Default behaviour is unchanged — both living and failed system-critical pods stay protected unless the operator opts in.

This addresses @googs1025's "by design" comment on the issue: the framework-level protection stays the framework default; the new flag is a per-plugin, per-operator escape valve scoped specifically to the cleanup-stuck-failed-pods use case, without the broader blast radius of disabling SystemCriticalPods in DefaultEvictor.

Posted the design proposal on the issue thread first (#1775 (comment)) — happy to make the toggle finer-grained (e.g. a per-protection struct) if reviewers prefer.

Trade-off

The flag also bypasses the framework's other default protections (DaemonSet, StaticPod, LocalStorage, FailedBarePods) for failed pods when set. The argument: failed pods are by definition not running, so DaemonSet/StaticPod semantics don't apply the same way, and the operator has explicitly opted in. If reviewers prefer to keep those protections enforced even when this flag is set, the implementation can be tightened to bypass only the system-critical check.

Test plan

go test ./pkg/framework/plugins/removefailedpods/... -v — all existing 25 cases pass plus 2 new cases:

  • system-critical priority failed pod is protected by default (asserts default behaviour is unchanged)
  • includingSystemCriticalPods=true, system-critical priority failed pod is evicted (asserts the opt-in works)

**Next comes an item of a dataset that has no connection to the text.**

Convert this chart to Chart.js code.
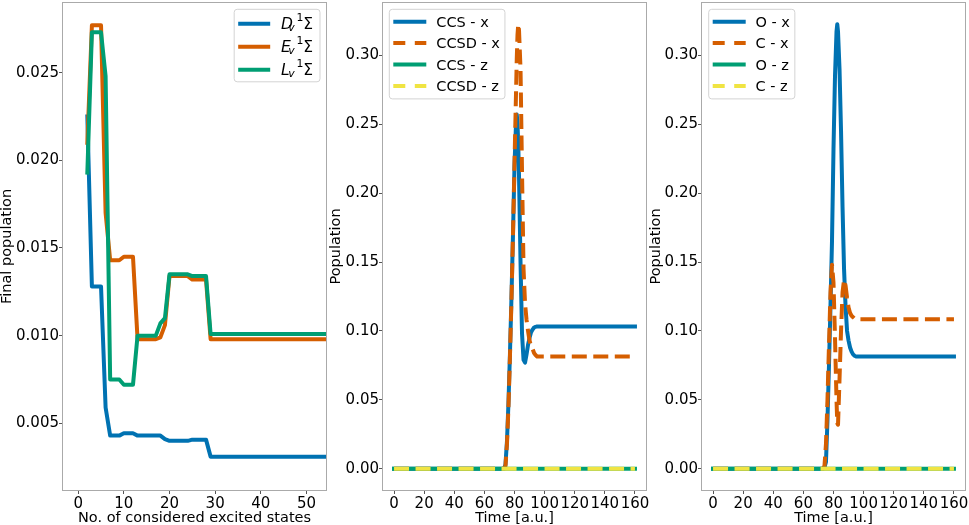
<!DOCTYPE html>
<html>
<head>
<meta charset="utf-8">
<script src="https://cdn.jsdelivr.net/npm/chart.js@4.4.1/dist/chart.umd.min.js"></script>
<style>
html, body { margin: 0; padding: 0; background: #ffffff; }
#wrap { position: relative; width: 969px; height: 525px; overflow: hidden; background: #fff; }
.panel { position: absolute; top: 0; height: 525px; }
</style>
</head>
<body>
<div id="wrap">
  <div class="panel" style="left:0px;width:329px"><canvas id="c1"></canvas></div>
  <div class="panel" style="left:329px;width:320px"><canvas id="c2"></canvas></div>
  <div class="panel" style="left:649px;width:320px"><canvas id="c3"></canvas></div>
</div>
<script>
// ---------------- DATA ----------------
// Panel 1: final population vs number of considered excited states
const excitedStates = [2, 3, 4, 5, 6, 7, 8, 9, 10, 11, 12, 13, 14, 15, 16, 17, 18, 19, 20, 21, 22, 23, 24, 25, 26, 27, 28,
  29, 30, 31, 32, 33, 34, 35, 36, 37, 38, 39, 40, 41, 42, 43, 44, 45, 46, 47, 48, 49, 50, 51, 52, 53, 54, 55];
const popD = [0.0225, 0.0128, 0.0128, 0.0128, 0.0059, 0.0043, 0.0043, 0.0043, 0.00443, 0.00443, 0.00443,
  0.0043, 0.0043, 0.0043, 0.0043, 0.0043, 0.0043, 0.0041, 0.0040, 0.0040, 0.0040, 0.0040, 0.0040,
  0.00407, 0.00407, 0.00407, 0.00407,
  0.0031, 0.0031, 0.0031, 0.0031, 0.0031, 0.0031, 0.0031, 0.0031, 0.0031,
  0.0031, 0.0031, 0.0031, 0.0031, 0.0031, 0.0031, 0.0031, 0.0031, 0.0031,
  0.0031, 0.0031, 0.0031, 0.0031, 0.0031, 0.0031, 0.0031, 0.0031, 0.0031];
const popE = [0.0210, 0.0277, 0.0277, 0.0277, 0.0170, 0.0143, 0.0143, 0.0143, 0.0145, 0.0145, 0.0145,
  0.0098, 0.0098, 0.0098, 0.0098, 0.0098, 0.0099, 0.0106, 0.0134, 0.0134, 0.0134, 0.0134, 0.0134,
  0.0132, 0.0132, 0.0132, 0.0132,
  0.0098, 0.0098, 0.0098, 0.0098, 0.0098, 0.0098, 0.0098, 0.0098, 0.0098,
  0.0098, 0.0098, 0.0098, 0.0098, 0.0098, 0.0098, 0.0098, 0.0098, 0.0098,
  0.0098, 0.0098, 0.0098, 0.0098, 0.0098, 0.0098, 0.0098, 0.0098, 0.0098];
const popL = [0.0193, 0.0273, 0.0273, 0.0273, 0.0248, 0.0075, 0.0075, 0.0075, 0.0072, 0.0072, 0.0072,
  0.0100, 0.0100, 0.0100, 0.0100, 0.0100, 0.0107, 0.0110, 0.0135, 0.0135, 0.0135, 0.0135, 0.0135,
  0.0134, 0.0134, 0.0134, 0.0134,
  0.0101, 0.0101, 0.0101, 0.0101, 0.0101, 0.0101, 0.0101, 0.0101, 0.0101,
  0.0101, 0.0101, 0.0101, 0.0101, 0.0101, 0.0101, 0.0101, 0.0101, 0.0101,
  0.0101, 0.0101, 0.0101, 0.0101, 0.0101, 0.0101, 0.0101, 0.0101, 0.0101];
const stateSymbols = ['D', 'E', 'L'];

// Panel 2: CCS vs CCSD populations in time
const times2 = [0, 10, 20, 30, 40, 50, 60, 70, 72, 73, 74, 75, 76, 77, 78, 79, 80, 81, 81.5, 82, 82.5,
  83, 84, 85, 86, 87, 88, 89, 90, 91, 92, 93, 94, 95, 96, 98, 100, 110, 120, 130, 140, 150, 160];
const popCCSx = [0, 0, 0, 0, 0, 0, 0, 0, 0, 0, 0.003, 0.02, 0.048, 0.084, 0.125, 0.17, 0.22, 0.25, 0.257, 0.25, 0.235,
  0.212, 0.15, 0.098, 0.079, 0.077, 0.083, 0.09, 0.095, 0.099, 0.101, 0.1025, 0.103, 0.1033, 0.1033,
  0.1033, 0.1033, 0.1033, 0.1033, 0.1033, 0.1033, 0.1033, 0.1033];
const popCCSDx = [0, 0, 0, 0, 0, 0, 0, 0, 0, 0, 0.002, 0.018, 0.045, 0.082, 0.123, 0.17, 0.222, 0.272, 0.297, 0.315, 0.3225,
  0.318, 0.29, 0.215, 0.145, 0.12, 0.108, 0.1, 0.093, 0.089, 0.087, 0.084, 0.0825, 0.0815, 0.0815,
  0.0815, 0.0815, 0.0815, 0.0815, 0.0815, 0.0815, 0.0815, 0.0815];

// Panel 3: O vs C populations in time
const times3 = [0, 10, 20, 30, 40, 50, 60, 70, 72, 73, 74, 75, 76, 77, 78, 79, 80, 81, 82, 82.5,
  83, 84, 85, 86, 87, 88, 89, 90, 91, 92, 93, 94, 95, 96, 98, 100, 110, 120, 130, 140, 150, 160];
const popOx = [0, 0, 0, 0, 0, 0, 0, 0, 0, 0, 0.001, 0.005, 0.035, 0.075, 0.118, 0.165, 0.232, 0.285, 0.317, 0.3225,
  0.317, 0.29, 0.245, 0.19, 0.145, 0.118, 0.1, 0.093, 0.088, 0.085, 0.083, 0.082, 0.0815, 0.0815,
  0.0815, 0.0815, 0.0815, 0.0815, 0.0815, 0.0815, 0.0815, 0.0815];
const popCx = [0, 0, 0, 0, 0, 0, 0, 0, 0, 0, 0.002, 0.018, 0.05, 0.09, 0.128, 0.148, 0.135, 0.095, 0.05, 0.033,
  0.032, 0.065, 0.1, 0.128, 0.137, 0.133, 0.124, 0.117, 0.113, 0.111, 0.11, 0.109, 0.1087, 0.1085,
  0.1085, 0.1085, 0.1085, 0.1085, 0.1085, 0.1085, 0.1085, 0.1085];

// z-polarised populations stay at zero
const timesZ = [0, 160];
const popCCSz = [0, 0];
const popCCSDz = [0, 0];
const popOz = [0, 0];
const popCz = [0, 0];

// Ticks
const xTicks1 = [0, 10, 20, 30, 40, 50];
const xTickLabels1 = ['0', '10', '20', '30', '40', '50'];
const yTicks1 = [0.005, 0.010, 0.015, 0.020, 0.025];
const yTickLabels1 = ['0.005', '0.010', '0.015', '0.020', '0.025'];
const xTicksT = [0, 20, 40, 60, 80, 100, 120, 140, 160];
const xTickLabelsT = ['0', '20', '40', '60', '80', '100', '120', '140', '160'];
const yTicksP = [0.00, 0.05, 0.10, 0.15, 0.20, 0.25, 0.30];
const yTickLabelsP = ['0.00', '0.05', '0.10', '0.15', '0.20', '0.25', '0.30'];

// ---------------- STYLE ----------------
const FONT = 'DejaVu Sans';
const C_BLUE = '#0072B2', C_ORANGE = '#D55E00', C_GREEN = '#009E73', C_YELLOW = '#F0E442';
const LW = 4;
const DASH = [15, 6.5];
Chart.defaults.font.family = FONT;
Chart.defaults.color = '#000';

function pts(xs, ys) { return xs.map((x, i) => ({ x: x, y: ys[i] })); }

function series(label, xs, ys, color, dashed, order, mathParts) {
  return {
    label: label,
    data: pts(xs, ys),
    borderColor: color,
    backgroundColor: color,
    borderWidth: LW,
    borderDash: dashed ? DASH : [],
    borderCapStyle: dashed ? 'butt' : 'square',
    borderJoinStyle: 'round',
    pointRadius: 0,
    pointHoverRadius: 0,
    tension: 0,
    fill: false,
    clip: 0,
    order: order,
    mathParts: mathParts
  };
}

function axis(isX, min, max, ticks, labels, title, fit, titlePad) {
  return {
    type: 'linear',
    min: min, max: max,
    afterBuildTicks: s => { s.ticks = ticks.map(v => ({ value: v })); },
    afterFit: s => {
      if (isX) s.height = fit; else s.width = fit;
      s.paddingLeft = 0; s.paddingRight = 0; s.paddingTop = 0; s.paddingBottom = 0;
    },
    ticks: {
      callback: (v, i) => labels[i],
      font: { size: 15 },
      color: '#000',
      padding: isX ? 1 : 0,
      autoSkip: false, maxRotation: 0, minRotation: 0
    },
    grid: { display: true, drawOnChartArea: false, drawTicks: true, tickLength: 3, color: '#555555', lineWidth: 1 },
    border: { display: false },
    title: { display: true, text: title, color: '#000', font: { size: 14.5, lineHeight: 1 }, padding: titlePad }
  };
}

function mathWidth(ctx, parts, em) {
  ctx.font = em + 'px "' + FONT + '"';
  return 1.44 * em + ctx.measureText(parts[3]).width;
}
function drawMath(ctx, parts, x, base, em) {
  ctx.font = 'italic ' + em + 'px "' + FONT + '"';
  ctx.fillText(parts[0], x, base);
  ctx.font = 'italic ' + (0.7 * em) + 'px "' + FONT + '"';
  ctx.fillText(parts[1], x + 0.47 * em, base + 0.13 * em);
  ctx.font = (0.7 * em) + 'px "' + FONT + '"';
  ctx.fillText(parts[2], x + 1.01 * em, base - 0.52 * em);
  ctx.font = em + 'px "' + FONT + '"';
  ctx.fillText(parts[3], x + 1.44 * em, base);
}

const mplFrame = {
  id: 'mplFrame',
  afterDatasetsDraw(chart, args, o) {
    const ctx = chart.ctx, a = chart.chartArea;
    ctx.save();
    // spines
    ctx.setLineDash([]);
    ctx.strokeStyle = '#aaaaaa';
    ctx.lineWidth = 1;
    ctx.strokeRect(Math.round(a.left) + 0.5, Math.round(a.top) + 0.5,
      Math.round(a.right) - Math.round(a.left) - 1, Math.round(a.bottom) - Math.round(a.top) - 1);
    // legend
    const L = o.legend;
    const items = chart.data.datasets;
    ctx.font = L.fontSize + 'px "' + FONT + '"';
    const widths = items.map(ds => ds.mathParts ? mathWidth(ctx, ds.mathParts, L.mathSize) : ctx.measureText(ds.label).width);
    const w = L.padL + L.lineLen + L.gap + Math.max.apply(null, widths) + L.padR;
    const h = L.padT + L.rowH * (items.length - 1) + L.padB;
    const x0 = L.anchor === 'right' ? a.right - L.dx - w : a.left + L.dx;
    const y0 = a.top + L.dy;
    const r = 3;
    ctx.beginPath();
    ctx.moveTo(x0 + r, y0);
    ctx.lineTo(x0 + w - r, y0); ctx.quadraticCurveTo(x0 + w, y0, x0 + w, y0 + r);
    ctx.lineTo(x0 + w, y0 + h - r); ctx.quadraticCurveTo(x0 + w, y0 + h, x0 + w - r, y0 + h);
    ctx.lineTo(x0 + r, y0 + h); ctx.quadraticCurveTo(x0, y0 + h, x0, y0 + h - r);
    ctx.lineTo(x0, y0 + r); ctx.quadraticCurveTo(x0, y0, x0 + r, y0);
    ctx.closePath();
    ctx.fillStyle = 'rgba(255,255,255,0.8)';
    ctx.fill();
    ctx.strokeStyle = '#d3d3d3';
    ctx.lineWidth = 1;
    ctx.stroke();
    items.forEach((ds, i) => {
      const cy = y0 + L.padT + i * L.rowH;
      ctx.beginPath();
      ctx.setLineDash(ds.borderDash && ds.borderDash.length ? L.legendDash : []);
      ctx.lineDashOffset = 0;
      ctx.lineCap = 'butt';
      ctx.lineWidth = ds.borderWidth;
      ctx.strokeStyle = ds.borderColor;
      ctx.moveTo(x0 + L.padL, cy);
      ctx.lineTo(x0 + L.padL + L.lineLen, cy);
      ctx.stroke();
      ctx.setLineDash([]);
      const tx = x0 + L.padL + L.lineLen + L.gap;
      ctx.fillStyle = '#000';
      ctx.textAlign = 'left';
      ctx.textBaseline = 'alphabetic';
      if (ds.mathParts) {
        drawMath(ctx, ds.mathParts, tx, cy + 0.729 * L.mathSize / 2, L.mathSize);
      } else {
        ctx.font = L.fontSize + 'px "' + FONT + '"';
        ctx.fillText(ds.label, tx, cy + 0.729 * L.fontSize / 2);
      }
    });
    ctx.restore();
  }
};

function makeChart(id, datasets, scales, padRight, legend) {
  return new Chart(document.getElementById(id), {
    type: 'line',
    data: { datasets: datasets },
    options: {
      responsive: true,
      maintainAspectRatio: false,
      animation: false,
      events: [],
      layout: { padding: { left: 0, right: padRight, top: 2, bottom: 0 } },
      scales: scales,
      plugins: {
        legend: { display: false },
        tooltip: { enabled: false },
        mplFrame: { legend: legend }
      }
    },
    plugins: [mplFrame]
  });
}

// ---------------- PANEL 1 ----------------
makeChart('c1', [
  series(stateSymbols[0] + 'ᵥ¹Σ', excitedStates, popD, C_BLUE, false, 2, [stateSymbols[0], 'v', '1', 'Σ']),
  series(stateSymbols[1] + 'ᵥ¹Σ', excitedStates, popE, C_ORANGE, false, 1, [stateSymbols[1], 'v', '1', 'Σ']),
  series(stateSymbols[2] + 'ᵥ¹Σ', excitedStates, popL, C_GREEN, false, 0, [stateSymbols[2], 'v', '1', 'Σ'])
], {
  x: axis(true, -3.55, 54.5, xTicks1, xTickLabels1, 'No. of considered excited states', 34, 0),
  y: axis(false, 0.00114, 0.02903, yTicks1, yTickLabels1, 'Final population', 62, { top: 0.4, bottom: 0 })
}, 2, { anchor: 'right', dx: 7, dy: 7.3, padL: 4, lineLen: 32, gap: 10.7, padR: 7, padT: 14.5, rowH: 23, padB: 12,
  fontSize: 14.5, mathSize: 15.5, legendDash: [12, 9.5] });

// ---------------- PANEL 2 ----------------
makeChart('c2', [
  series('CCS - x', times2, popCCSx, C_BLUE, false, 3),
  series('CCSD - x', times2, popCCSDx, C_ORANGE, true, 2),
  series('CCS - z', timesZ, popCCSz, C_GREEN, false, 1),
  series('CCSD - z', timesZ, popCCSDz, C_YELLOW, true, 0)
], {
  x: axis(true, -8, 168, xTicksT, xTickLabelsT, 'Time [a.u.]', 34, 0),
  y: axis(false, -0.0161, 0.3386, yTicksP, yTickLabelsP, 'Population', 53, { top: 0.4, bottom: 0 })
}, 2, { anchor: 'left', dx: 7.3, dy: 7.3, padL: 4, lineLen: 33, gap: 10, padR: 5, padT: 12.4, rowH: 21.4, padB: 13,
  fontSize: 14.5, mathSize: 15.5, legendDash: [12, 9.5] });

// ---------------- PANEL 3 ----------------
makeChart('c3', [
  series('O - x', times3, popOx, C_BLUE, false, 3),
  series('C - x', times3, popCx, C_ORANGE, true, 2),
  series('O - z', timesZ, popOz, C_GREEN, false, 1),
  series('C - z', timesZ, popCz, C_YELLOW, true, 0)
], {
  x: axis(true, -8, 168, xTicksT, xTickLabelsT, 'Time [a.u.]', 34, 0),
  y: axis(false, -0.0161, 0.3386, yTicksP, yTickLabelsP, 'Population', 52, { top: 0.4, bottom: 0 })
}, 3, { anchor: 'left', dx: 7.7, dy: 7.3, padL: 4, lineLen: 33, gap: 9.7, padR: 5, padT: 12.4, rowH: 21.4, padB: 13,
  fontSize: 14.5, mathSize: 15.5, legendDash: [12, 9.5] });
</script>
</body>
</html>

go vet ./pkg/framework/plugins/removefailedpods/... clean. go build ./... clean.

Checklist

  • Code Readability: Is the code easy to understand, well-structured, and consistent with project conventions?
  • Naming Conventions: Are variable, function, and structs descriptive and consistent?
  • Code Duplication: Is there any repeated code that should be refactored?
  • Function/Method Size: Are functions/methods short and focused on a single task?
  • Comments & Documentation: Are comments clear, useful, and not excessive?
  • Error Handling: Are errors handled appropriately?
  • Testing: Are there sufficient unit/integration tests?
  • Performance: Are there any obvious performance issues or unnecessary computations?
  • Dependencies: Are new dependencies justified?
  • Logging & Monitoring: Is logging used appropriately?
  • Backward Compatibility: Does this change break any existing functionality or APIs?
  • Resource Management: Are resources managed and released properly?
  • PR Description: Is the PR description clear, providing enough context?
  • Documentation & Changelog: Are README and docs updated if necessary? (No CHANGELOG.md in repo; docs unchanged.)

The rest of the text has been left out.